Productivity is important, indeed crucial for the economy. In the end you cannot consume more than you produce, and to get richer - by which we tend to mean to consume more per person - you have to produce more per person. In other words productivity growth is ultimately the only way for living standards to rise.
So why has productivity failed to recover? The paper looks at various factors in a pretty complicated way but seems to me to skirt around the most obvious reason: in economics looking at underlying supply and demand is often the easiest way to solve a problem.
Traditionally productivity has been driven up by investing capital to add machinery or equipment to make labour more efficient. For example, at the beginning of the industrial revolution this meant applying capital to agriculture, such as the combine harvester, which meant one person could do the work of many.
This only makes sense to do if the investment cost eliminates enough expensive labour to be worthwhile. If however the relative cost of capital and labour moves, then the cost/benefit of investing can shift discouraging organisations, both public and private sector, from applying capital.

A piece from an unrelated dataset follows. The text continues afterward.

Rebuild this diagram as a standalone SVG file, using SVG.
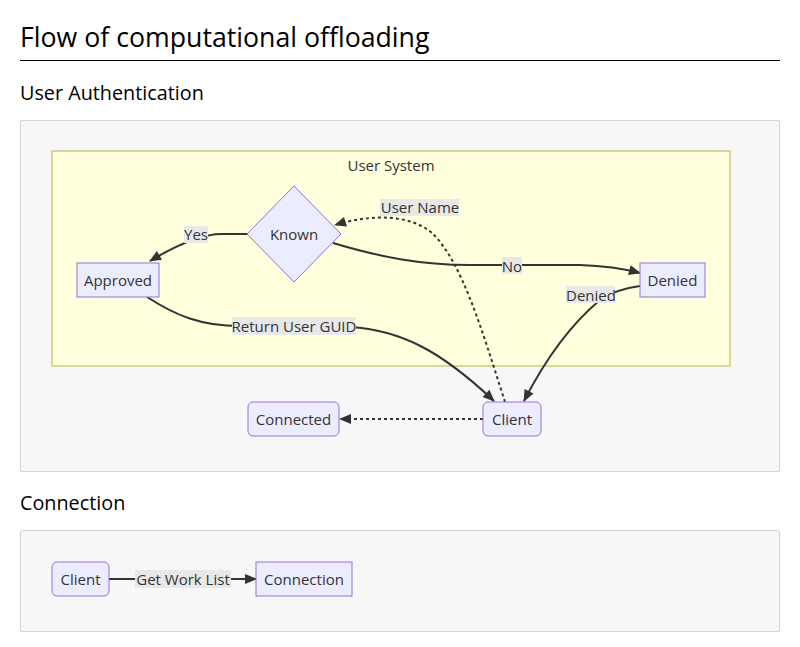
<svg xmlns="http://www.w3.org/2000/svg" width="800" height="647" viewBox="0 0 800 647">
<style>
text{font-family:"Open Sans","Noto Sans","DejaVu Sans",sans-serif;fill:#333}
.h1{font-size:26.7px;fill:#000}
.h2{font-size:19.8px;fill:#000}
.box{fill:#f7f7f7;stroke:#d0d0d0;stroke-width:1}
.sys{fill:#ffffde;stroke:#cccc80;stroke-width:1.5}
.node{fill:#ececff;stroke:#9370db;stroke-width:1}
.lbl{font-size:15px;text-anchor:middle;dominant-baseline:central}
.lbg{fill:#e8e8e8}
.edge{fill:none;stroke:#333;stroke-width:2}
.dot{stroke-dasharray:3 3}
</style>
<defs>
<marker id="arr" viewBox="0 0 12 10" refX="11" refY="5" markerWidth="12" markerHeight="10" markerUnits="userSpaceOnUse" orient="auto" overflow="visible">
<path d="M0,0 L12,5 L0,10 z" fill="#333"/>
</marker>
</defs>
<rect width="800" height="647" fill="#ffffff"/>
<text class="h1" x="20" y="47">Flow of computational offloading</text>
<line x1="20" y1="60.5" x2="780" y2="60.5" stroke="#000" stroke-width="1"/>
<text class="h2" x="20" y="100">User Authentication</text>
<rect class="box" x="20.5" y="120.5" width="759" height="351" rx="2"/>
<g id="user-system">
<rect class="sys" x="52" y="151" width="678" height="215"/>
<text class="lbl" x="391" y="165">User System</text>
</g>
<text class="h2" x="20" y="510">Connection</text>
<rect class="box" x="20.5" y="530.5" width="759" height="101" rx="2"/>
<g id="connectors">
<path class="edge" d="M247,234 L222,234 C202,234 175,246 150,261" marker-end="url(#arr)"/>
<path class="edge" d="M333,243 C380,257 420,265 470,265 L580,265 C610,266 625,269 640,273" marker-end="url(#arr)"/>
<path class="edge dot" d="M505,402 C482,330 462,262 432,233 C410,214 370,214 335,225" marker-end="url(#arr)"/>
<path class="edge" d="M147,297 C175,315 200,326 240,326 L350,327 C400,330 440,350 494,401" marker-end="url(#arr)"/>
<path class="edge" d="M640,286 C625,288 610,293 600,300 C570,325 545,360 524,401" marker-end="url(#arr)"/>
<path class="edge dot" d="M483,419 L340,419" marker-end="url(#arr)"/>
<path class="edge" d="M109,579 L256,579" marker-end="url(#arr)"/>
<rect class="lbg" x="184" y="226" width="24" height="17"/>
<text class="lbl" x="196" y="234">Yes</text>
<rect class="lbg" x="502" y="257" width="20" height="17"/>
<text class="lbl" x="512" y="265.5">No</text>
<rect class="lbg" x="380" y="199" width="79" height="17"/>
<text class="lbl" x="420" y="207">User Name</text>
<rect class="lbg" x="232" y="317" width="124" height="18"/>
<text class="lbl" x="294" y="326">Return User GUID</text>
<rect class="lbg" x="566" y="286" width="49" height="17"/>
<text class="lbl" x="591" y="294.5">Denied</text>
<rect class="lbg" x="135" y="570" width="96" height="18"/>
<text class="lbl" x="183" y="579">Get Work List</text>
</g>
<g id="known">
<polygon class="node" points="294,186 341,234 294,282 247,234"/>
<text class="lbl" x="294" y="233.5">Known</text>
</g>
<g id="approved">
<rect class="node" x="77" y="263" width="82" height="34"/>
<text class="lbl" x="118" y="279.5">Approved</text>
</g>
<g id="denied">
<rect class="node" x="640" y="263" width="65" height="34"/>
<text class="lbl" x="672.5" y="279.5">Denied</text>
</g>
<g id="client">
<rect class="node" x="483" y="402" width="58" height="34" rx="5"/>
<text class="lbl" x="512" y="418.5">Client</text>
</g>
<g id="connected">
<rect class="node" x="248" y="402" width="91" height="34" rx="5"/>
<text class="lbl" x="293.5" y="418.5">Connected</text>
</g>
<g id="client2">
<rect class="node" x="52" y="562" width="57" height="34" rx="5"/>
<text class="lbl" x="80.5" y="578.5">Client</text>
</g>
<g id="connection">
<rect class="node" x="256" y="562" width="96" height="34"/>
<text class="lbl" x="304" y="578.5">Connection</text>
</g>
</svg>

Since the recession began this has happened, and in a dramatic way relative to previous past economic cycles. We all know that most people are much worse off compared to 2008 – real wages on average have fallen by 6%, and by more than this at the lower skilled end of the labour force. In other words, the supply curve has shifted to make labour much cheaper.
Meanwhile capital has become much more expensive, not simply in terms of interest rates (the typical mark up over base rate is now multiples of where it was), but also in terms of arrangement fees and more fundamentally availability of capital. Anyone running a business or even reading the relevant press will know that bank lending has fallen sharply and many companies find it simply impossible to raise capital. In this case the supply curve has shifted to make capital more costly or inaccessible.
With labour cheaper, and capital less available than before 2008, it is inevitable that investment has fallen and productivity stalled. There is no mystery to the effects of supply and demand that are driving this.
Where do we go from here? Can productivity be improved by making capital a little easier to access (but presumably not as easy as credit was available in the boom – after all too much leverage was at the heart of the crash)? If think so, if only marginally.
But what of labour costs? Here there appears to me to be a bigger supply and demand effect at work, one that will most probably hold back real wages for decades to come.
Last time we had a recession, back in the early 1990s, the world was a lot less global, China and India barely beginning their growth surges. Now, for most low/medium skilled jobs there is a genuine alternative to move the work outside of the UK, maybe to the developing world, perhaps to Eastern Europe. This means UK workers are competing with a global labour pool numbered in the billions: supply has exploded. Even traditional professional jobs, such as research, accounting and legal work, can be placed in lower cost economies than the UK.
This surge in competition leaves relatively few such jobs in the UK (essentially only those that can’t be moved offshore like the office cleaner), and still the same number of people seeking work of that kind. Supply flat (or even up slightly with immigration) but demand down dramatically – a dynamic guaranteed to lower pay levels.
And with billions around the world willing to do this work for less than £10 a day, the likelihood is that real wages will fall further for many in the developed world over the coming decades. The UK is ultimately like a high priced corner shop competing with the low cost supermarkets in emerging markets. There will only be one winner.
With labour costs unlikely to rise, capital investment will remain relatively unattractive. Productivity is likely to stall and living standards remain flat at best. A gloomy prospect perhaps, but one that explains the productivity puzzle.